Look through the data below. Pick out the lines holding the string "Output".

**EXTRACTED MATERIAL**.
((

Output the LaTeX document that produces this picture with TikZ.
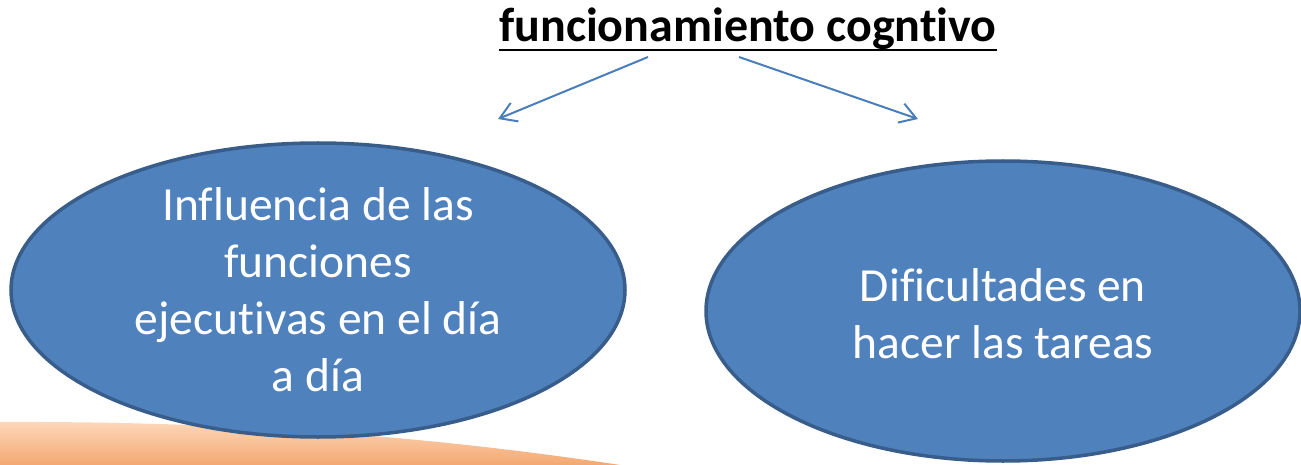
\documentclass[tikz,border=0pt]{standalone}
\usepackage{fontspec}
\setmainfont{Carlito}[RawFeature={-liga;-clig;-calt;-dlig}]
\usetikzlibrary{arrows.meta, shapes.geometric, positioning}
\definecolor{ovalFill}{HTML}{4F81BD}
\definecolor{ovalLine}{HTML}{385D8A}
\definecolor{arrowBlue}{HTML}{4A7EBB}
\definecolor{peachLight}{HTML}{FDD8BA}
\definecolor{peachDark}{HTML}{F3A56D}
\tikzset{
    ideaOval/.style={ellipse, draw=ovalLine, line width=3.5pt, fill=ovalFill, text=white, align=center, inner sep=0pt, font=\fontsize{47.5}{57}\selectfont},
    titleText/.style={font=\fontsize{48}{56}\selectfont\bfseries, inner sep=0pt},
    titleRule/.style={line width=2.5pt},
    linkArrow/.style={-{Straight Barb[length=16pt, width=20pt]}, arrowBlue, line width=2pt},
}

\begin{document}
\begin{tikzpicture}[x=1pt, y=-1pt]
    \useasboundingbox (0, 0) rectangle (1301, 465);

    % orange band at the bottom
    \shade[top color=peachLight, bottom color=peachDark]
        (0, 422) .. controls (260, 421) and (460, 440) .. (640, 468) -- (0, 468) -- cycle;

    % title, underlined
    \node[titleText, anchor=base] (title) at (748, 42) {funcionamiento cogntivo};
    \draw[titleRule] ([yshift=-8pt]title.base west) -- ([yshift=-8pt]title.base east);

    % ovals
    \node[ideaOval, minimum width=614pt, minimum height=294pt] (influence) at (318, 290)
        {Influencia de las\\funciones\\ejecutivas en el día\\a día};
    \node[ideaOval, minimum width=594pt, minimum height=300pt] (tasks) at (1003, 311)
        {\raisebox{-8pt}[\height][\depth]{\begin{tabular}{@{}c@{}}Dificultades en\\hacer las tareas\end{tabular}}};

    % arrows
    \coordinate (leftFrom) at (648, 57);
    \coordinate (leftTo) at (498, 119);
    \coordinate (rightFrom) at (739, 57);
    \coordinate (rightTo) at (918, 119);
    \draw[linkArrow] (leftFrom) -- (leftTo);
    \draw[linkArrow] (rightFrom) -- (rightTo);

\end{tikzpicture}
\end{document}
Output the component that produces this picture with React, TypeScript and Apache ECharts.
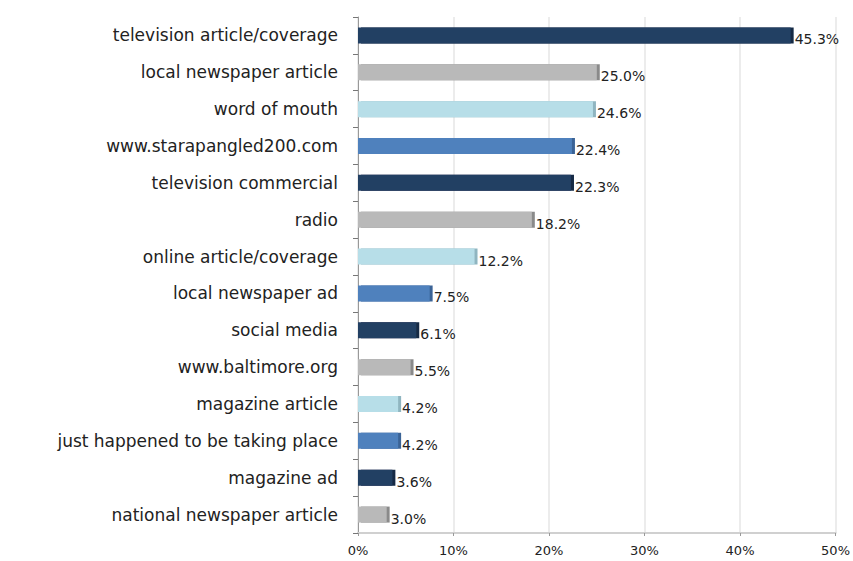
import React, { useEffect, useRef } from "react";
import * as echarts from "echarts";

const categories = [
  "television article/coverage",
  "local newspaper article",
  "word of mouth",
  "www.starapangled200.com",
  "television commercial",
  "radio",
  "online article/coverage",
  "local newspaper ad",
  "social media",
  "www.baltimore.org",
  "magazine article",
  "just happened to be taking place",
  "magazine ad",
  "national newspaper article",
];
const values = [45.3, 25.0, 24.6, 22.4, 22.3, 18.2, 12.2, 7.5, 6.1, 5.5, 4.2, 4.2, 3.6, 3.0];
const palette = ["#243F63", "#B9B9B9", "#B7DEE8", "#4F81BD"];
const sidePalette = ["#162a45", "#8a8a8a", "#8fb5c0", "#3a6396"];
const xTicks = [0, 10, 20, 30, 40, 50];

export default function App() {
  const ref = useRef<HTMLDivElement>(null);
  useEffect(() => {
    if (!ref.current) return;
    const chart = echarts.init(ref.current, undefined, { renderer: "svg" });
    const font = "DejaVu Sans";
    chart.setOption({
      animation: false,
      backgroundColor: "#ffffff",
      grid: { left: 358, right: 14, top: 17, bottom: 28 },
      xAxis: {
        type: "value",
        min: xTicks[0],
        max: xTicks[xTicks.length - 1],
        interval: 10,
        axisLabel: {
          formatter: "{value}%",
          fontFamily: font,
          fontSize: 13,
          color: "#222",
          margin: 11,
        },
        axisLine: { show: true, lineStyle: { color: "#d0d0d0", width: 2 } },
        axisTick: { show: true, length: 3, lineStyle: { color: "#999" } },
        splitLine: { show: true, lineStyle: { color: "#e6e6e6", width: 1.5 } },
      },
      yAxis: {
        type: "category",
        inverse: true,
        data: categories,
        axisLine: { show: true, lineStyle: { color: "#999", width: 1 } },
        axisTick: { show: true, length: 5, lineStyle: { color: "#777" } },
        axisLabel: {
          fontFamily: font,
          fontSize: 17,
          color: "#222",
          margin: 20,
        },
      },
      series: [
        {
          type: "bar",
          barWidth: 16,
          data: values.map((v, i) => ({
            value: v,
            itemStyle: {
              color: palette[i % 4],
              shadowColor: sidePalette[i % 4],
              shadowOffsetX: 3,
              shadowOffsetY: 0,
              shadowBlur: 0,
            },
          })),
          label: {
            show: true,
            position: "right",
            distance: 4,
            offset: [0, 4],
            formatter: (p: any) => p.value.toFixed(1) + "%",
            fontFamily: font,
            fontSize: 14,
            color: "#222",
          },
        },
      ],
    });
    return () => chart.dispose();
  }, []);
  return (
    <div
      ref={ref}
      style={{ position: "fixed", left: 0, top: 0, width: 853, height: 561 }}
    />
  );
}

))

**FINAL ANSWER**.
Output the LaTeX document that produces this picture with TikZ.
Output the component that produces this picture with React, TypeScript and Apache ECharts.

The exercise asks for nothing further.